I’m tempted to just get out the popcorn and sit and watch the train-wreck, but it’s too sad for that. It’s just a sign of the cultural/intellectual suicide we’re seeing in a society that has no base other than the individuated self. The bodies – whatever gender they deem themselves to be – will start to wash up on our cultural shores at some stage. I just hope there are enough people willing to care for these broken, confused souls.
Miroslav Volf observes that in Western society “our satisfied self is our best hope“. Yet anyone who swallows the BBC’s line of reasoning is likely to have their hopes dashed far more than I did when James Alexander Gordon’s inflection went down.
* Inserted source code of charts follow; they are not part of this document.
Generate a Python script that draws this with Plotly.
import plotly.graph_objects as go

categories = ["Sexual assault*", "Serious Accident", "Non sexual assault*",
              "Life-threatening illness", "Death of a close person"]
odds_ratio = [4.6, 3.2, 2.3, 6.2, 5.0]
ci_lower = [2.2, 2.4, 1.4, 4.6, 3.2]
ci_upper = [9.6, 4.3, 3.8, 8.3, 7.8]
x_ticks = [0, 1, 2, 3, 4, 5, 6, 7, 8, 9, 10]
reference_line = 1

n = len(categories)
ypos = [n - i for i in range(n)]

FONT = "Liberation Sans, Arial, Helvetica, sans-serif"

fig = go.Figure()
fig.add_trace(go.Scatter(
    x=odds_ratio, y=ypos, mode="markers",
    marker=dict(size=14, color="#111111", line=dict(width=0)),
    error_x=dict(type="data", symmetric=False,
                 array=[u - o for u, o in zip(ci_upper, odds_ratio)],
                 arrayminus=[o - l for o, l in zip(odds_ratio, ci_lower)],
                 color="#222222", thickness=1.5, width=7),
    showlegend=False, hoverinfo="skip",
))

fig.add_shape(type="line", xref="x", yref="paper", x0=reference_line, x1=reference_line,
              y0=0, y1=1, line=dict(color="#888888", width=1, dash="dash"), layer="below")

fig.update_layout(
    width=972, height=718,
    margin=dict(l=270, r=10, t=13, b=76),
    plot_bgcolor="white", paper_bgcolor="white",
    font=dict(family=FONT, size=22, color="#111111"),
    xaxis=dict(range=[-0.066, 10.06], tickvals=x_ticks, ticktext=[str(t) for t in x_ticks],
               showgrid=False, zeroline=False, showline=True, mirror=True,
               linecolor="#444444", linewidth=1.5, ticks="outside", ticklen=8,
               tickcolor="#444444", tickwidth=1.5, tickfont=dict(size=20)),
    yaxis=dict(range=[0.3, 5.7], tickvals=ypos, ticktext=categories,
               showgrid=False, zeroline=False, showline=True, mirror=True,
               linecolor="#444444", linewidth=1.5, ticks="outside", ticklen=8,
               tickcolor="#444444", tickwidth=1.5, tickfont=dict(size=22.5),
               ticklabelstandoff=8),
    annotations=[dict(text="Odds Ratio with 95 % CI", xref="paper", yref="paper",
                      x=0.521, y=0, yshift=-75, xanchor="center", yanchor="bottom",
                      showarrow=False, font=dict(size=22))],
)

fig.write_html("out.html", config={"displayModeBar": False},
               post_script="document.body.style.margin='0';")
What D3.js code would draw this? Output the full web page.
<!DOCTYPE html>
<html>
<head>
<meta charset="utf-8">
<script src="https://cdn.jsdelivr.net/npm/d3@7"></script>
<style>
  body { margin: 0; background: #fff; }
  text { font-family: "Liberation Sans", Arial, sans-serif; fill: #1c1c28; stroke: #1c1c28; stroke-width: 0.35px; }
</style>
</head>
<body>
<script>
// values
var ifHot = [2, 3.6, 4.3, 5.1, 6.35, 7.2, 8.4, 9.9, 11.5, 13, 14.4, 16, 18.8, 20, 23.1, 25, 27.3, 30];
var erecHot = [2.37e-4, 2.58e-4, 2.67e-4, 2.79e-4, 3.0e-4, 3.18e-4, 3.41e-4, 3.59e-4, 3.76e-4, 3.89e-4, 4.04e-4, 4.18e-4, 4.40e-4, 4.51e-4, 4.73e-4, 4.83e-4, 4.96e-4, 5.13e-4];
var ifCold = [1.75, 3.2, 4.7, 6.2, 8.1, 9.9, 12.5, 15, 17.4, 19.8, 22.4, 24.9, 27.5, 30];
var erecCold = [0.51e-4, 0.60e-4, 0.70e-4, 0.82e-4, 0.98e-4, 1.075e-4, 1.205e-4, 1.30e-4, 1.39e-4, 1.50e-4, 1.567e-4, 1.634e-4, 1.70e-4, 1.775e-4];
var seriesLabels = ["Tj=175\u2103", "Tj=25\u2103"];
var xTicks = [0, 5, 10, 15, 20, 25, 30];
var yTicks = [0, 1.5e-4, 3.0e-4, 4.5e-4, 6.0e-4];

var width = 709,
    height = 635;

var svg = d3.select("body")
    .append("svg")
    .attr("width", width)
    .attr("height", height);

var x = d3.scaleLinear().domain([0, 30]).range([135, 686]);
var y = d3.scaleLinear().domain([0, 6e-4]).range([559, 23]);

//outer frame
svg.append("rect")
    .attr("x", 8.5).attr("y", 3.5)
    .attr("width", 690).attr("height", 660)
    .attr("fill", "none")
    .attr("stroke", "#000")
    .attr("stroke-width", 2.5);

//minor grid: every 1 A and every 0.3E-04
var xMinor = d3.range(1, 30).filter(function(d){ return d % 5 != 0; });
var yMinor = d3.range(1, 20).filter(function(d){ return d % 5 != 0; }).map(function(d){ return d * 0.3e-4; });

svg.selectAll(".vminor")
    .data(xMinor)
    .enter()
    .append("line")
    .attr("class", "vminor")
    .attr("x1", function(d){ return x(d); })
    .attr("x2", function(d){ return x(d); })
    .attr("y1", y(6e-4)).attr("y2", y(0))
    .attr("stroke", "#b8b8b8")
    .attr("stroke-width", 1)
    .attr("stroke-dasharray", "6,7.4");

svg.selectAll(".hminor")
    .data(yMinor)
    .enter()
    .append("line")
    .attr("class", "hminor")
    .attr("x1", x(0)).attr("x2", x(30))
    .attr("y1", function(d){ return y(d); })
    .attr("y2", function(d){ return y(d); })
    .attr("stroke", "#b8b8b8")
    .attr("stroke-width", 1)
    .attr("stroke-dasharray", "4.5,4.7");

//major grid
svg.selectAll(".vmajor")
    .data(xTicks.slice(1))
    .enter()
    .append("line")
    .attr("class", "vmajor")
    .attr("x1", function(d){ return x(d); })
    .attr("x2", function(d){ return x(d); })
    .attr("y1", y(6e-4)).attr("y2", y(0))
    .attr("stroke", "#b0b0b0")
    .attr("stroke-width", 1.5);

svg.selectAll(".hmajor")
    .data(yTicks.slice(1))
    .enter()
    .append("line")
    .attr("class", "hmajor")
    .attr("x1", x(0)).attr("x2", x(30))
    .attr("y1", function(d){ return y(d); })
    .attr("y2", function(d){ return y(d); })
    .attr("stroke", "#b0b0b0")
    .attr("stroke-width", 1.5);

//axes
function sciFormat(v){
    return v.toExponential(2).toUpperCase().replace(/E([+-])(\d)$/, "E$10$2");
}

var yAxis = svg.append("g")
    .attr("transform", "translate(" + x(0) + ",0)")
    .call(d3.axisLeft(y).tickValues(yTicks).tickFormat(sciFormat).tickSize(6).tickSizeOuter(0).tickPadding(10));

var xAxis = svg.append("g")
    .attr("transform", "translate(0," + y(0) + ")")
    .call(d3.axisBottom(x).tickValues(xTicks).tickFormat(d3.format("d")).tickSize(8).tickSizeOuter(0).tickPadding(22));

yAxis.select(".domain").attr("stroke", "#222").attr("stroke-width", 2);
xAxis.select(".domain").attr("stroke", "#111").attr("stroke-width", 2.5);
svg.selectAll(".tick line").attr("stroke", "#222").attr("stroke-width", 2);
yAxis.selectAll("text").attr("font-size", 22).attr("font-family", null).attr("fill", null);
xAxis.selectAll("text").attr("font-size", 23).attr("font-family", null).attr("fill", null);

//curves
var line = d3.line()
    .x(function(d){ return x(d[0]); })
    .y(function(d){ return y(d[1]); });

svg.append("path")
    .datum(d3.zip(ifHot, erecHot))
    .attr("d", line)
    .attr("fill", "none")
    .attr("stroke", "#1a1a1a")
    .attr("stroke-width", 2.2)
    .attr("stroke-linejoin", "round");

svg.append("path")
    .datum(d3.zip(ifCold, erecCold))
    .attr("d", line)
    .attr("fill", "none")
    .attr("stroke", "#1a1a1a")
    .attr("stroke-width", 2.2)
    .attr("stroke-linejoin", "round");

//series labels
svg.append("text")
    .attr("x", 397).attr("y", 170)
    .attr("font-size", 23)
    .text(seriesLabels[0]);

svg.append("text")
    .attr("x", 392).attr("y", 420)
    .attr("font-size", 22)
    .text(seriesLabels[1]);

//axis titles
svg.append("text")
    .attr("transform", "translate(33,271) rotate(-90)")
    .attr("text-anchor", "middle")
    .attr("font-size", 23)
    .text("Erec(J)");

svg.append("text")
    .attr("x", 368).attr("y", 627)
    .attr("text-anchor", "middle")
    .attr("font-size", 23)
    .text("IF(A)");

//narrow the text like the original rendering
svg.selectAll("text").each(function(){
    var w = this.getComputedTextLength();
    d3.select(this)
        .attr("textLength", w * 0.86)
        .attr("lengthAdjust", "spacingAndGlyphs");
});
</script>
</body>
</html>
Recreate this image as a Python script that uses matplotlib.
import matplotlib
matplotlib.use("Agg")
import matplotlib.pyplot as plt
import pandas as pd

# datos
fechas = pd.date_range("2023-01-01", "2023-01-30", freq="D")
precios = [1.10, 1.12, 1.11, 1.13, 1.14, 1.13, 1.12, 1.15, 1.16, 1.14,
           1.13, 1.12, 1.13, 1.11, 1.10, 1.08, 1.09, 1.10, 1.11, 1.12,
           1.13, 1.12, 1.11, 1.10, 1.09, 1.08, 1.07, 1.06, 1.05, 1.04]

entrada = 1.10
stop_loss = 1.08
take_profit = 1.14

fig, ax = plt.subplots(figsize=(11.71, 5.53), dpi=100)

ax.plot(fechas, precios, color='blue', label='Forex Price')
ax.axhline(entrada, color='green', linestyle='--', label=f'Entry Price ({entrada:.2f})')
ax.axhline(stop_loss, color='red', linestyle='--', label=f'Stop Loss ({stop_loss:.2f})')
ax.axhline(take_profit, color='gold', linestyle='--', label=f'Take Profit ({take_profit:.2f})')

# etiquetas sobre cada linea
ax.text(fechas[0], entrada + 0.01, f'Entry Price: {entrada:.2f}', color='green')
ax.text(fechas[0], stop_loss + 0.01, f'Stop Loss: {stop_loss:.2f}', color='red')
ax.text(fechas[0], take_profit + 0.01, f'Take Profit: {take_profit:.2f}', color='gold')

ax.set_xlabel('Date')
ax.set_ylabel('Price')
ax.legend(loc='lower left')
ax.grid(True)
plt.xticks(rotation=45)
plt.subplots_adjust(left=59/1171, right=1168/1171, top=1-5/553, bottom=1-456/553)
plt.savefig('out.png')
Of course the main problem is that anyone trying to keep up will always be chasing woke. What did that presenter say? “There are over a hundred, if not more.” I mean, how many more? Another 100? 200? 1000? Who is to say? Who is the authority on this? The BBC obviously. It’s a constant search for the unsearchable. A fruitless quest that will only spiral in on itself.
Perhaps there are eight billion genders and each of us is simply an atomised, lonely individual, floating ever further from other people, cut off from the possibility of ever knowing what is solid and where to stand on anything. That’s the way it’s going at least.
And of course, that’s the picture of hell that CS Lewis paints in The Great Divorce: a town in which the inhabitants move further and further away from each other, doomed to the splendid isolation of their own interiority for eternity.
Lewis, that prophet whose work is even now coming into its own, broadcast an introduction to The Great Divorce on that self-same (but completely different) BCC back in 1948. I wonder if he could even imagine that that very institution who allowed such searing wisdom to flow over the airwaves, would reduce itself to such pitiful foolishness some seven decades later?
Or perhaps, more fitting of the BBC production team behind this nonsense, is what Lewis says it in another of his great works, The Abolition of Man:
Human nature will be the last part of Nature to surrender to Man. The battle will then be won. We shall have taken the thread of life out of the hand of Clotho’* and be henceforth free to make our species whatever we wish it to be. The battle will indeed be won. But who, precisely, will have won it?
Can’t you just hear the BBC World Service’s James Alexander Gordon’s syrupy downward inflection?: Humans One…Nature Nil. A pyrrhic victory indeed.
* Clotho is a Greek mythical figure responsible for spinning the thread of human life.